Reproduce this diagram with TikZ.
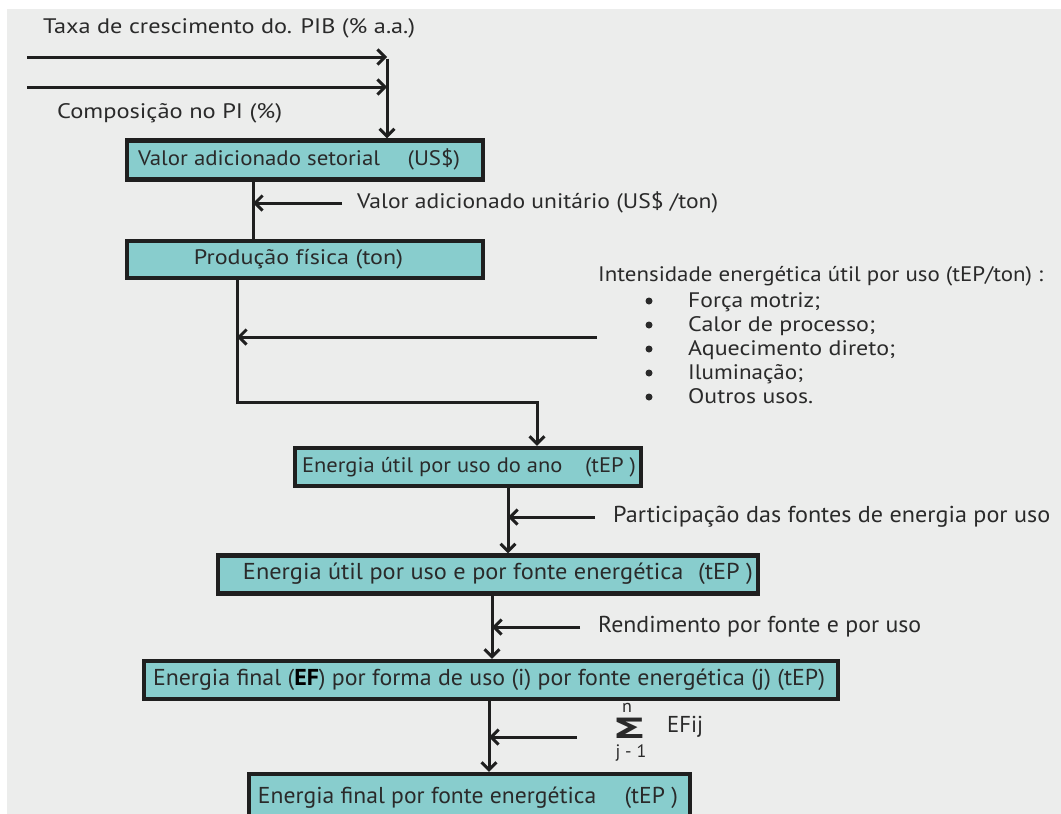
\documentclass[tikz,border=0pt]{standalone}
\usepackage{fontspec}
\setmainfont{PT Sans}
\newfontfamily\symfont{DejaVu Sans}
\usetikzlibrary{arrows.meta}
\definecolor{pagebg}{HTML}{ECEDEC}
\definecolor{boxfill}{HTML}{88CDCD}
\definecolor{ink}{HTML}{2A2A2A}
% stretch or squeeze a text horizontally to a given width (pt), height kept
\newcommand\fitx[2]{\resizebox{#1pt}{\height}{#2}}
% text inside a box, moved sideways by half of #1
\newcommand\boxtext[3]{\hspace*{#1pt}\fitx{#2}{#3}}
\begin{document}
\begin{tikzpicture}[x=1pt,y=-1pt,
  font=\fontsize{21}{24}\selectfont, text=ink,
  tall/.style={font=\fontsize{23}{26}\selectfont},
  box/.style={draw=black!88, line width=4.2pt, fill=boxfill, inner sep=0pt,
    text height=15pt, text depth=5pt},
  lbl/.style={inner sep=0pt, anchor=west, text height=15pt, text depth=5pt},
  dot/.style={circle, fill=ink, inner sep=0pt, minimum size=7pt},
  flow/.style={draw=black!88, line width=3pt},
  arr/.style={flow, -{Straight Barb[length=7.5pt,width=15pt]}}]

\useasboundingbox (0,0) rectangle (1061,814);
\fill[white] (0,0) rectangle (1061,814);
\fill[pagebg] (7,9) rectangle (1061,814);

% boxes
\node[box, minimum width=356, minimum height=39] (b1) at (305,160)
  {\boxtext{-12}{322}{Valor adicionado setorial\hspace{1.2em}(US\$)}};
\node[box, minimum width=356, minimum height=37] (b2) at (305,259.5)
  {\boxtext{-13}{209}{Produção física (ton)}};
\node[box, minimum width=346, minimum height=38] (b3) at (468,467)
  {\boxtext{2}{334}{Energia útil por uso do ano\hspace{1em}(tEP )}};
\node[box, tall, minimum width=540, minimum height=38] (b4) at (488,574.5)
  {\boxtext{20}{510}{Energia útil por uso e por fonte energética\hspace{0.6em}(tEP )}};
\node[box, tall, minimum width=694, minimum height=38] (b5) at (491,680)
  {\boxtext{-4}{672}{Energia final (\textcolor{black}{\bfseries EF}) por forma de uso (i) por fonte energética (j) (tEP)}};
\node[box, tall, minimum width=441, minimum height=48] (b6) at (469.5,798)
  {\boxtext{-3}{420}{Energia final por fonte energética\hspace{1.2em}(tEP )}};

% labels
\node[lbl] (taxa) at (43,28) {\fitx{372}{Taxa de crescimento do. PIB (\% a.a.)}};
\node[lbl] (comp) at (57,113) {\fitx{225}{Composição no PI (\%)}};
\node[lbl] (vau) at (357,203) {\fitx{361}{Valor adicionado unitário (US\$ /ton)}};
\node[lbl] (int) at (598,276) {\fitx{445}{Intensidade energética útil por uso (tEP/ton) :}};
\foreach \t/\w/\y [count=\i] in {Força motriz;/132/302, Calor de processo;/187/326,
    Aquecimento direto;/207/350, Iluminação;/115/374, Outros usos./125/398}{
  \node[dot] (bul\i) at (649,\y-1) {};
  \node[lbl] (use\i) at (688,\y) {\fitx{\w}{\t}};
}
\node[lbl, tall] (part) at (613,517) {\fitx{437}{Participação das fontes de energia por uso}};
\node[lbl, tall] (rend) at (598,627) {\fitx{323}{Rendimento por fonte e por uso}};
\node[inner sep=0pt, text height=21pt, text depth=0pt] (sig) at (629,728)
  {\fitx{34}{\symfont\bfseries\fontsize{28}{28}\selectfont Σ}};
\node[inner sep=0pt, font=\fontsize{18}{18}\selectfont, text height=9pt, text depth=0pt] (sup) at (627,708) {n};
\node[inner sep=0pt, font=\fontsize{18}{18}\selectfont] (sub) at (631,753) {j - 1};
\node[lbl, tall] (efij) at (667,727) {\fitx{36}{EFij}};

% input arrows at the top
\coordinate (in1) at (27,57);
\coordinate (in2) at (27,87);
\coordinate (j1) at (387,57);
\coordinate (j2) at (387,87);
\draw[arr] (in1) -- (j1);
\draw[arr] (in2) -- (j2);
\draw[arr] ([yshift=-1.5pt]j1) -- (j1 |- b1.north);

% from setorial value to physical production
\coordinate (c1) at (253,0);
\draw[flow] (c1 |- b1.south) -- (c1 |- b2.north);
\coordinate (s1) at (342,203);
\draw[arr] (s1) -- (s1 -| c1);

% from physical production to useful energy
\coordinate (c2) at (237,402);
\coordinate (c3) at (537,402);
\draw[arr] (c2 |- b2.south) -- (c2) -- (c3) -- (c3 |- b3.north);
\coordinate (s2) at (597,337);
\draw[arr] (s2) -- (s2 -| c2);

\coordinate (c4) at (508,0);
\draw[arr] (c4 |- b3.south) -- (c4 |- b4.north);
\coordinate (s3) at (595,517);
\draw[arr] (s3) -- (s3 -| c4);

\coordinate (c5) at (492,0);
\draw[arr] (c5 |- b4.south) -- (c5 |- b5.north);
\coordinate (s4) at (580,627);
\draw[arr] (s4) -- (s4 -| c5);

\coordinate (c6) at (489,0);
\draw[arr] (c6 |- b5.south) -- (c6 |- b6.north);
\coordinate (s5) at (577,737);
\draw[arr] (s5) -- (s5 -| c6);
\end{tikzpicture}
\end{document}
★ ★ ★ ★
EXERCISE AIM:
Leave the pictures out and copy the rest of the data exactly.

RESPONSE TO THE EXERCISE:
Reproduce this diagram with TikZ.
\documentclass[tikz,border=0pt]{standalone}
\usepackage{fontspec}
\setmainfont{PT Sans}
\newfontfamily\symfont{DejaVu Sans}
\usetikzlibrary{arrows.meta}
\definecolor{pagebg}{HTML}{ECEDEC}
\definecolor{boxfill}{HTML}{88CDCD}
\definecolor{ink}{HTML}{2A2A2A}
% stretch or squeeze a text horizontally to a given width (pt), height kept
\newcommand\fitx[2]{\resizebox{#1pt}{\height}{#2}}
% text inside a box, moved sideways by half of #1
\newcommand\boxtext[3]{\hspace*{#1pt}\fitx{#2}{#3}}
\begin{document}
\begin{tikzpicture}[x=1pt,y=-1pt,
  font=\fontsize{21}{24}\selectfont, text=ink,
  tall/.style={font=\fontsize{23}{26}\selectfont},
  box/.style={draw=black!88, line width=4.2pt, fill=boxfill, inner sep=0pt,
    text height=15pt, text depth=5pt},
  lbl/.style={inner sep=0pt, anchor=west, text height=15pt, text depth=5pt},
  dot/.style={circle, fill=ink, inner sep=0pt, minimum size=7pt},
  flow/.style={draw=black!88, line width=3pt},
  arr/.style={flow, -{Straight Barb[length=7.5pt,width=15pt]}}]

\useasboundingbox (0,0) rectangle (1061,814);
\fill[white] (0,0) rectangle (1061,814);
\fill[pagebg] (7,9) rectangle (1061,814);

% boxes
\node[box, minimum width=356, minimum height=39] (b1) at (305,160)
  {\boxtext{-12}{322}{Valor adicionado setorial\hspace{1.2em}(US\$)}};
\node[box, minimum width=356, minimum height=37] (b2) at (305,259.5)
  {\boxtext{-13}{209}{Produção física (ton)}};
\node[box, minimum width=346, minimum height=38] (b3) at (468,467)
  {\boxtext{2}{334}{Energia útil por uso do ano\hspace{1em}(tEP )}};
\node[box, tall, minimum width=540, minimum height=38] (b4) at (488,574.5)
  {\boxtext{20}{510}{Energia útil por uso e por fonte energética\hspace{0.6em}(tEP )}};
\node[box, tall, minimum width=694, minimum height=38] (b5) at (491,680)
  {\boxtext{-4}{672}{Energia final (\textcolor{black}{\bfseries EF}) por forma de uso (i) por fonte energética (j) (tEP)}};
\node[box, tall, minimum width=441, minimum height=48] (b6) at (469.5,798)
  {\boxtext{-3}{420}{Energia final por fonte energética\hspace{1.2em}(tEP )}};

% labels
\node[lbl] (taxa) at (43,28) {\fitx{372}{Taxa de crescimento do. PIB (\% a.a.)}};
\node[lbl] (comp) at (57,113) {\fitx{225}{Composição no PI (\%)}};
\node[lbl] (vau) at (357,203) {\fitx{361}{Valor adicionado unitário (US\$ /ton)}};
\node[lbl] (int) at (598,276) {\fitx{445}{Intensidade energética útil por uso (tEP/ton) :}};
\foreach \t/\w/\y [count=\i] in {Força motriz;/132/302, Calor de processo;/187/326,
    Aquecimento direto;/207/350, Iluminação;/115/374, Outros usos./125/398}{
  \node[dot] (bul\i) at (649,\y-1) {};
  \node[lbl] (use\i) at (688,\y) {\fitx{\w}{\t}};
}
\node[lbl, tall] (part) at (613,517) {\fitx{437}{Participação das fontes de energia por uso}};
\node[lbl, tall] (rend) at (598,627) {\fitx{323}{Rendimento por fonte e por uso}};
\node[inner sep=0pt, text height=21pt, text depth=0pt] (sig) at (629,728)
  {\fitx{34}{\symfont\bfseries\fontsize{28}{28}\selectfont Σ}};
\node[inner sep=0pt, font=\fontsize{18}{18}\selectfont, text height=9pt, text depth=0pt] (sup) at (627,708) {n};
\node[inner sep=0pt, font=\fontsize{18}{18}\selectfont] (sub) at (631,753) {j - 1};
\node[lbl, tall] (efij) at (667,727) {\fitx{36}{EFij}};

% input arrows at the top
\coordinate (in1) at (27,57);
\coordinate (in2) at (27,87);
\coordinate (j1) at (387,57);
\coordinate (j2) at (387,87);
\draw[arr] (in1) -- (j1);
\draw[arr] (in2) -- (j2);
\draw[arr] ([yshift=-1.5pt]j1) -- (j1 |- b1.north);

% from setorial value to physical production
\coordinate (c1) at (253,0);
\draw[flow] (c1 |- b1.south) -- (c1 |- b2.north);
\coordinate (s1) at (342,203);
\draw[arr] (s1) -- (s1 -| c1);

% from physical production to useful energy
\coordinate (c2) at (237,402);
\coordinate (c3) at (537,402);
\draw[arr] (c2 |- b2.south) -- (c2) -- (c3) -- (c3 |- b3.north);
\coordinate (s2) at (597,337);
\draw[arr] (s2) -- (s2 -| c2);

\coordinate (c4) at (508,0);
\draw[arr] (c4 |- b3.south) -- (c4 |- b4.north);
\coordinate (s3) at (595,517);
\draw[arr] (s3) -- (s3 -| c4);

\coordinate (c5) at (492,0);
\draw[arr] (c5 |- b4.south) -- (c5 |- b5.north);
\coordinate (s4) at (580,627);
\draw[arr] (s4) -- (s4 -| c5);

\coordinate (c6) at (489,0);
\draw[arr] (c6 |- b5.south) -- (c6 |- b6.north);
\coordinate (s5) at (577,737);
\draw[arr] (s5) -- (s5 -| c6);
\end{tikzpicture}
\end{document}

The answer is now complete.